Sermon – 18 May 2025 – Love One Another

Primary Texts

Acts 11:1-18, Revelation 21:1-6, John 13:31-35

This week, our Gospel reading jumps back from the post-resurrection encounters with Jesus to what is commonly known as Jesus’ Farewell Discourse. This extended conversation between Jesus and his disciples takes place at the Last Supper. Unlike the accounts in Luke, the focus is on Jesus’ final words to the disciples rather than the words of institution of the Last Supper.

This small snippet of the discourse benefits from an understanding of the verse immediately prior and after these words. Just before Jesus starts his dialogue, someone had gone out. We see that this “he” is Judas, who had left the meal to go and betray Jesus. Immediately following this passage, Peter pledges his unwavering commitment to follow Jesus, only to have Jesus predict his denial. This call to love comes in the midst of Jesus knowing his disciples will fail him. It makes it all the more poignant that he speaks so clearly of their need to love one another once he leaves them.

First, Jesus speaks of how he has been glorified and how God has been glorified in him. By accepting the journey to the cross, Jesus is glorified. But it is not only his death that brings glory to God. It is his incarnation, his whole life, death, resurrection, and ascension which give God glory. This glory is ascribing to God the correct recognition of his power and majesty and splendour.

Jesus moves swiftly on to his encouragement of the disciples. He is leaving, and they cannot follow him. Instead, he leaves them with instructions on how to live in his absence. The final words people give are significant and so we would do well to pay attention. These words start with the tender term of endearment “little children” before he gives them the new commandment to Love One Another. You could be forgiven for thinking that this is not such a new commandment. If we cast our minds back to the Old Testament, Leviticus 19:18 instructed people to love their neighbours.
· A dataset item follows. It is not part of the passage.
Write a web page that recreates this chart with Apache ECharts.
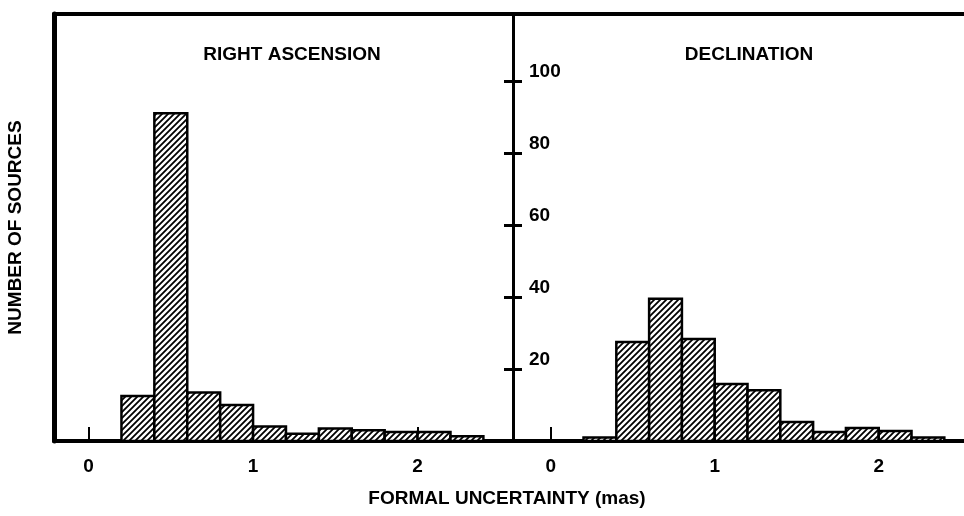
<!DOCTYPE html>
<html>
<head>
<meta charset="utf-8">
<script src="https://cdn.jsdelivr.net/npm/echarts@6/dist/echarts.min.js"></script>
<style>
  html, body { margin: 0; padding: 0; background: #fff; }
  #main { width: 964px; height: 516px; }
</style>
</head>
<body>
<div id="main"></div>
<script>
// histogram bins (mas), width 0.2
var binStart = [0.2, 0.4, 0.6, 0.8, 1.0, 1.2, 1.4, 1.6, 1.8, 2.0, 2.2];
var binWidth = 0.2;
// number of sources per bin
var raCounts = [12.5, 91, 13.5, 10, 4, 2, 3.5, 3, 2.5, 2.5, 1.3];
var decCounts = [1, 27.5, 39.5, 28.3, 15.8, 14.1, 5.3, 2.5, 3.6, 2.8, 1];
var xTicks = [0, 1, 2];
var yTicks = [20, 40, 60, 80, 100];

var FONT = 'Liberation Sans, Arial, sans-serif';
var txt = { fontFamily: FONT, fontSize: 19, fontWeight: 'bold', color: '#000' };

// hatch fill  ///
var hatch = document.createElement('canvas');
hatch.width = 6;
hatch.height = 6;
var ctx = hatch.getContext('2d');
ctx.fillStyle = '#fff';
ctx.fillRect(0, 0, 6, 6);
ctx.strokeStyle = '#000';
ctx.lineWidth = 1.8;
ctx.beginPath();
ctx.moveTo(0, 6); ctx.lineTo(6, 0);
ctx.moveTo(-3, 3); ctx.lineTo(3, -3);
ctx.moveTo(3, 9); ctx.lineTo(9, 3);
ctx.stroke();

function toBins(counts) {
    return binStart.map(function (s, i) {
        return [s, s + binWidth, counts[i]];
    });
}

function renderBar(params, api) {
    var p0 = api.coord([api.value(0), api.value(2)]);
    var p1 = api.coord([api.value(1), 0]);
    return {
        type: 'rect',
        shape: { x: p0[0], y: p0[1], width: p1[0] - p0[0], height: p1[1] - p0[1] },
        style: { fill: { image: hatch, repeat: 'repeat' }, stroke: '#000', lineWidth: 2.5 }
    };
}

var yMax = 118.6;
var line4 = { onZero: false, lineStyle: { color: '#000', width: 4 } };
var line3 = { show: true, onZero: false, lineStyle: { color: '#000', width: 3 } };

var myChart = echarts.init(document.getElementById('main'));

myChart.setOption({
    backgroundColor: '#fff',
    animation: false,
    title: [
        { text: 'RIGHT ASCENSION', left: 292, top: 45, padding: 0, textAlign: 'center', textStyle: txt },
        { text: 'DECLINATION', left: 749, top: 45, padding: 0, textAlign: 'center', textStyle: txt },
        { text: 'FORMAL UNCERTAINTY (mas)', left: 507, top: 489, padding: 0, textAlign: 'center', textStyle: txt }
    ],
    grid: [
        { left: 54, right: 451, top: 14, bottom: 75 },
        { left: 513, right: 0, top: 14, bottom: 75 }
    ],
    xAxis: [
        {
            gridIndex: 0, type: 'value', position: 'bottom', min: -0.21, max: 2.58,
            axisLine: line4,
            axisTick: { inside: true, length: 14, lineStyle: { color: '#000', width: 2 }, customValues: xTicks },
            axisLabel: Object.assign({ margin: 16, customValues: xTicks }, txt),
            splitLine: { show: false }
        },
        {
            gridIndex: 1, type: 'value', position: 'bottom', min: -0.23, max: 2.52,
            axisLine: line4,
            axisTick: { inside: true, length: 14, lineStyle: { color: '#000', width: 2 }, customValues: xTicks },
            axisLabel: Object.assign({ margin: 16, customValues: xTicks }, txt),
            splitLine: { show: false }
        },
        {
            gridIndex: 0, type: 'value', position: 'top', min: -0.21, max: 2.58,
            axisLine: line4,
            axisTick: { show: false }, axisLabel: { show: false }, splitLine: { show: false }
        },
        {
            gridIndex: 1, type: 'value', position: 'top', min: -0.23, max: 2.52,
            axisLine: line4,
            axisTick: { show: false }, axisLabel: { show: false }, splitLine: { show: false }
        }
    ],
    yAxis: [
        {
            gridIndex: 0, type: 'value', position: 'left', min: 0, max: yMax,
            name: 'NUMBER OF SOURCES', nameLocation: 'middle', nameGap: 29,
            nameTextStyle: txt,
            axisLine: { show: true, onZero: false, lineStyle: { color: '#000', width: 5 } },
            axisTick: { show: false }, axisLabel: { show: false }, splitLine: { show: false }
        },
        {
            gridIndex: 0, type: 'value', position: 'right', min: 0, max: yMax,
            axisLine: line3,
            axisTick: { show: true, inside: true, length: 9, lineStyle: { color: '#000', width: 3 }, customValues: yTicks },
            axisLabel: { show: false }, splitLine: { show: false }
        },
        {
            gridIndex: 1, type: 'value', position: 'left', min: 0, max: yMax,
            axisLine: line3,
            axisTick: { show: true, inside: true, length: 9, lineStyle: { color: '#000', width: 3 }, customValues: yTicks },
            axisLabel: Object.assign({ inside: true, margin: 16, verticalAlign: 'bottom', customValues: yTicks }, txt),
            splitLine: { show: false }
        }
    ],
    series: [
        {
            name: 'Right ascension', type: 'custom', xAxisIndex: 0, yAxisIndex: 0,
            renderItem: renderBar, data: toBins(raCounts), z: 1
        },
        {
            name: 'Declination', type: 'custom', xAxisIndex: 1, yAxisIndex: 2,
            renderItem: renderBar, data: toBins(decCounts), z: 1
        }
    ]
});
</script>
</body>
</html>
A question arises here, was Jesus instructing the disciples to only love one another? Is this an inclusive statement for believers only? Matthew, Mark and Luke all have a focus on Christian love extending beyond the fold of the church to the outcast, the marginalised, even enemies. In contrast, John seems to suggest that love that has an inward focus. Perhaps this reflects the fact that the Gospel of John was written much later than the other three Gospels and the state of the church required a focus on the internal dynamics first. As Jesus states, it will be their love for one another that will show that they are his disciples.

This call to love one another seems like a simple and clear commandment on face value. However, anyone who has spent even the smallest amount of time with any other person knows that such a commandment is easy to say and hard to do. It can be hardest to love those closest to us because we are much more aware of their foibles and shortcomings. Like me, you may have lived with people who never seem to notice the rubbish bin needs emptying or who finished the last of the milk without letting anyone know. Or people who are like hedgehogs, prickly or critical and hard to love.

You may have encountered more serious failures of love from people who gave the appearance of being loving to the outside world, while conducting grievous acts towards those closest to them in secret. Sadly, the Royal Commission into Abuse in Faith-Based Institutions provided us with horror stories of people who claimed to be disciples of Christ, who projected an image of love to the world only to deeply wound those who trusted them.

So Jesus’ call to love one another is actually a difficult calling. Truly loving one another requires more than nice words; it requires us daily to choose thoughtful actions and consider what might be best for the other. When we hold this commandment up in the light of Jesus life we can see what love looked like. Jesus loved in action when he showed compassion to the ill, when he healed the sick, cast out demons, when he stopped and was present with the marginalised and outcast.

In our Acts reading, we see Peter living out this call to love one another in his interaction with Cornelius and his family. This encounter was so radical and transformational for the early church that Luke recounts it multiple times in the Book of Acts. Peter needs to have a visible encounter with God in the form of a dream to prepare him to spend time this Gentile family, who would have traditionally been people he wouldn’t have associated with and let alone love. Peters’ friends, fellow apostles and the church in Judea were shocked to hear he had eaten with Gentiles.

Peter points out to them that it was only on the prompting of the Holy Spirit and in response to a vision directly from God that he went to Caesarea. Peter seems shocked that the Holy Spirit also fell on these Gentiles like it did on the disciples. But the unbounded outpouring of the Spirit opens up a new group of people to love. This God-initiated inclusion of the Gentiles in the body of Christ presented a conflict that runs throughout the rest of the New Testament about how to love people very different from the Jewish believers.

We have our challenges today with similar issues. There will always be those in the body of Christ who seem so different to us that we wonder how they can possibly be Christian? The Anglican church is a very large umbrella which tries to contain those with vastly different views and practices. In any church, there will be those whom we have an affinity for and those we don’t. Our goal is not to create a place where we all think and act the same. Instead, a beautiful community is one where we can be different from one another, graciously disagree at times and still sit side by side to worship God, pray for each other and take communion together.  

Perhaps this is the sign of a truly loving community. One that knows one another’s differences and weaknesses and chooses to love each other regardless. Then people will know that we are Jesus’ disciples.